To get an idea of what a serious and sustained sanctions enforcement program would look like, you need look no further than Treasury’s own sanctions search tool, which reveals that there are no less than eleven sanctions programs dedicated exclusively to Iran, compared to two dedicated to North Korea. The number of designations is even more telling. Hold down your “control” key and click “561List” (signifying 31 C.F.R. Part 561), EO13622 (signifying the executive order of the same number), EO13645, FSE-IR, HRIT-IR, IFSR, IRAN, IRAN-HR (human rights), IRAN-TRA (under this statute), IRGC (Iran Revolutionary Guards Council), and ISA. You should get 845 results. Because these programs still exclude designations under other sanctions programs, such as “NPWMD” (for WMD proliferation) and “SDGT” (for terrorism), it’s entirely possible that Treasury has designated more than 1,000 Iranian and Iranian-linked entities, compared to around 90 in North Korea’s case.
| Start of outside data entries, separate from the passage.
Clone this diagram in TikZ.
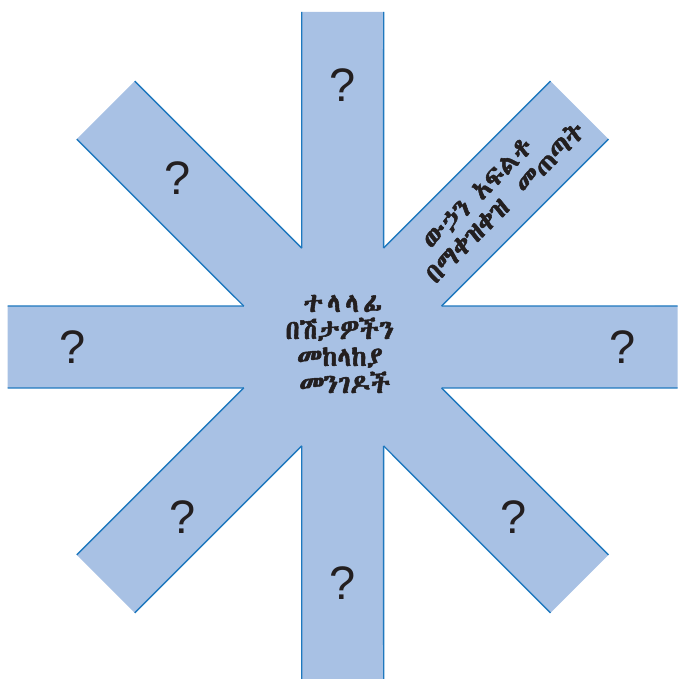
\documentclass[tikz,border=0pt]{standalone}
\usepackage{fontspec}
\setmainfont{Liberation Sans}
\newfontfamily\ethfont[FakeBold=2]{Abyssinica SIL}
\usetikzlibrary{calc}
\definecolor{armfill}{RGB}{168,193,228}
\definecolor{armline}{RGB}{30,120,190}
\definecolor{ink}{RGB}{35,31,32}
\tikzset{
  qmark/.style={font=\fontsize{47}{47}\selectfont, text=ink, inner sep=0pt},
  ethtext/.style={font=\ethfont\fontsize{27}{27}\selectfont, text=ink, inner sep=0pt},
  edge/.style={draw=armline, line width=1.4pt}
}
\begin{document}
\begin{tikzpicture}[x=1pt,y=1pt]
\useasboundingbox (-342.7,-332) rectangle (335.3,347);
\def\L{335}\def\W{41}\def\R{107.1}
\fill[armfill] (-22.5:\R) \foreach \a in {0,45,...,315} { -- ($(\a:\L)+(\a-90:\W)$) -- ($(\a:\L)+(\a+90:\W)$) -- (\a+22.5:\R) } -- cycle;
\foreach \a in {0,45,...,315} {
  \draw[edge] (\a-22.5:\R) -- ($(\a:\L)+(\a-90:\W)$);
  \draw[edge] ($(\a:\L)+(\a+90:\W)$) -- (\a+22.5:\R);
}
\node[qmark] (qn) at (0,262.4) {?};
\node[qmark] (qnw) at (-164.8,169) {?};
\node[qmark] (qw) at (-269.8,0) {?};
\node[qmark] (qe) at (280,0) {?};
\node[qmark] (qsw) at (-159.7,-170) {?};
\node[qmark] (qs) at (0,-236.5) {?};
\node[qmark] (qse) at (171.3,-170) {?};
\node[ethtext, align=center] (centre) at (-3,3) {\hspace*{6pt}{\addfontfeature{LetterSpace=15}ተላላፊ}\\በሽታዎችን\\መከላከያ\\\hspace*{10pt}መንገዶች};
\node[ethtext, rotate=45] (ne1) at (135,153.2) {ውኃን አፍልቶ};
\node[ethtext, rotate=45] (ne2) at (161.8,145.3) {በማቀዝቀዝ\hspace{20pt}መጠጣት};
\end{tikzpicture}
\end{document}
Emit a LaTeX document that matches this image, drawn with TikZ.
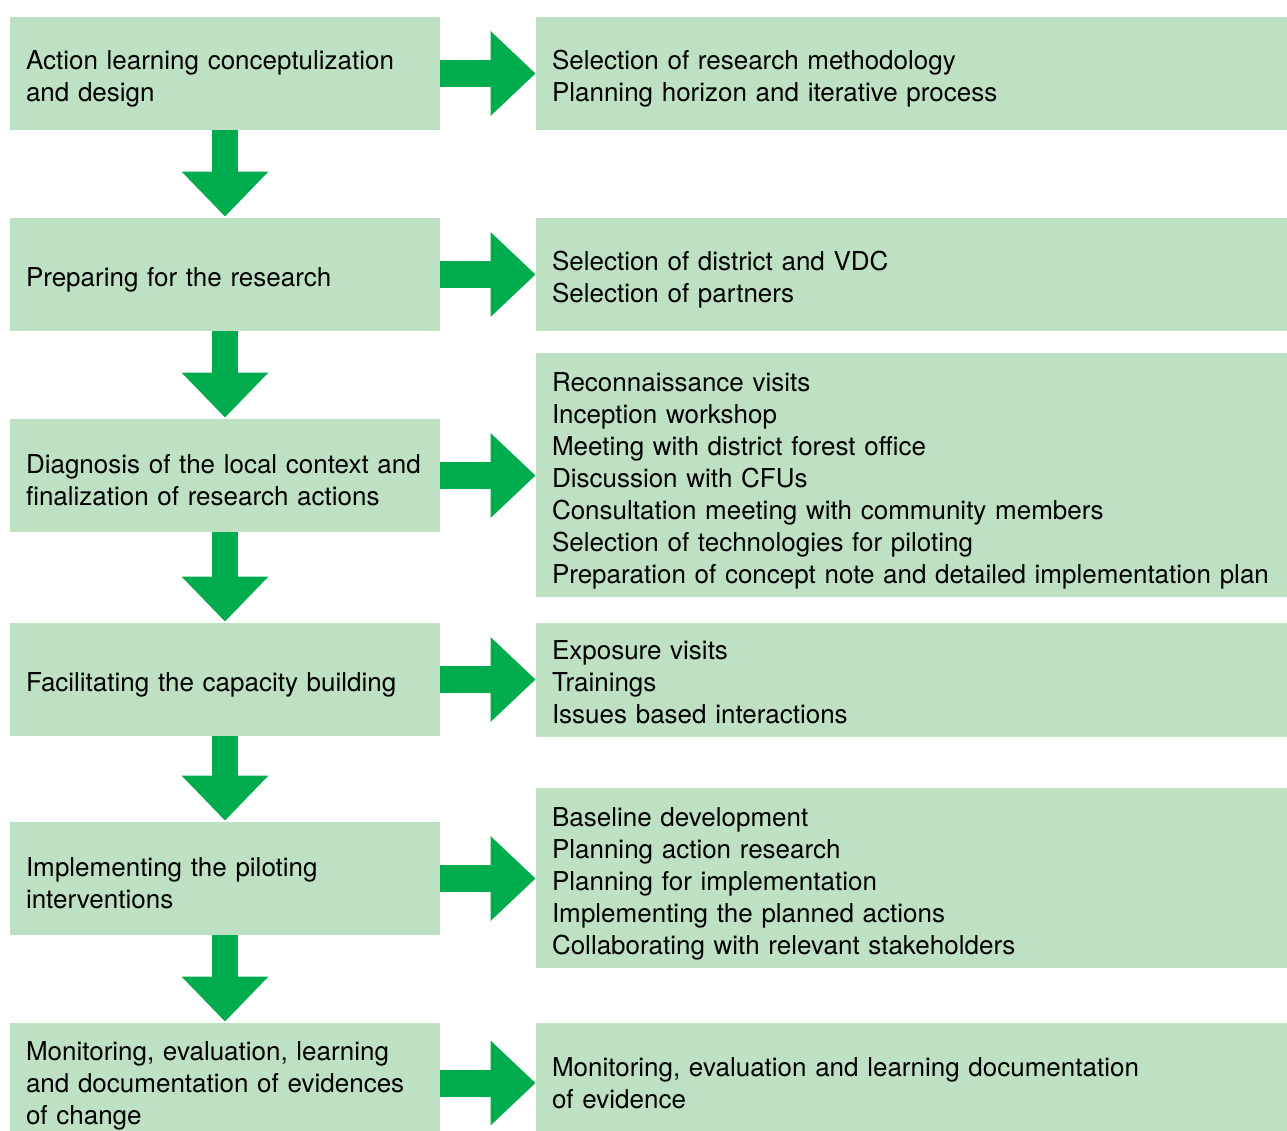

An effective sanctions program will require years of sustained and determined effort, and the political will to designate North Korea’s banks, higher-level ministries, senior officials, and third-country enablers. Such an effort begins by requiring all transactions with the North Korean government to be licensed by OFAC, which is one way Treasury can begin to gather financial intelligence on where North Korea’s money is, and how it moves. As of now, however, there’s no such comprehensive requirement. The most optimistic way to view this is as a small but welcome start.